Localization of Electronic Wave Functions on Quasiperiodic Lattices

TL;DR

This paper investigates the nature of electronic wave functions on quasiperiodic lattices, revealing different localization behaviors in two- and three-dimensional structures through numerical analysis.

Contribution

It provides a comparative numerical study of eigenstates on 2D Penrose and 3D icosahedral tilings, highlighting their distinct localization properties.

Findings

Power-law localization observed in Penrose tiling eigenstates

No power-law localization in icosahedral tiling eigenstates

Different behaviors of eigenstates in 2D and 3D quasiperiodic systems

Abstract

We study electronic eigenstates on quasiperiodic lattices using a tight-binding Hamiltonian in the vertex model. In particular, the two-dimensional Penrose tiling and the three-dimensional icosahedral Ammann-Kramer tiling are considered.
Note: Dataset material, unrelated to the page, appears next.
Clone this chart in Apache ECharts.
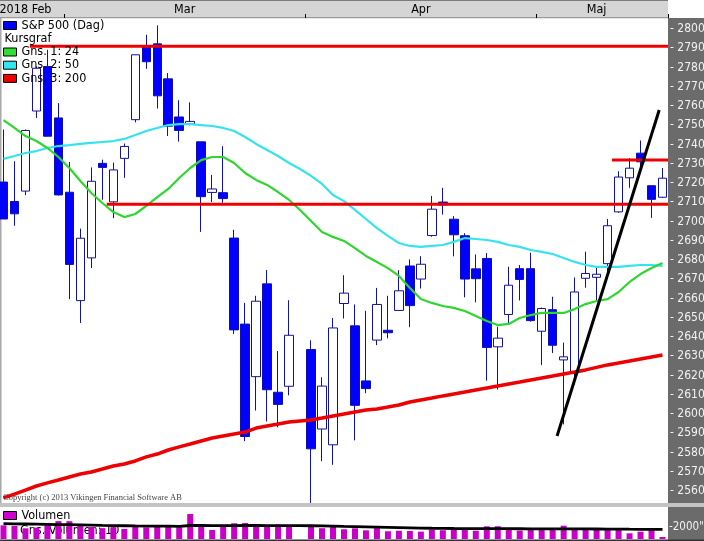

Our main interest concerns the decay form and the self-similarity of the electronic wave functions, which we compute numerically for periodic approximants of the perfect quasiperiodic structure. In order to investigate the suggested power-law localization of states, we calculate their participation numbers and structural entropy. We also perform a multifractal analysis of the eigenstates by standard box-counting methods. Our results indicate a rather different behaviour of the two- and the three-dimensional systems. Whereas the eigenstates on the Penrose tiling typically show power-law localization, this was not observed for the icosahedral tiling.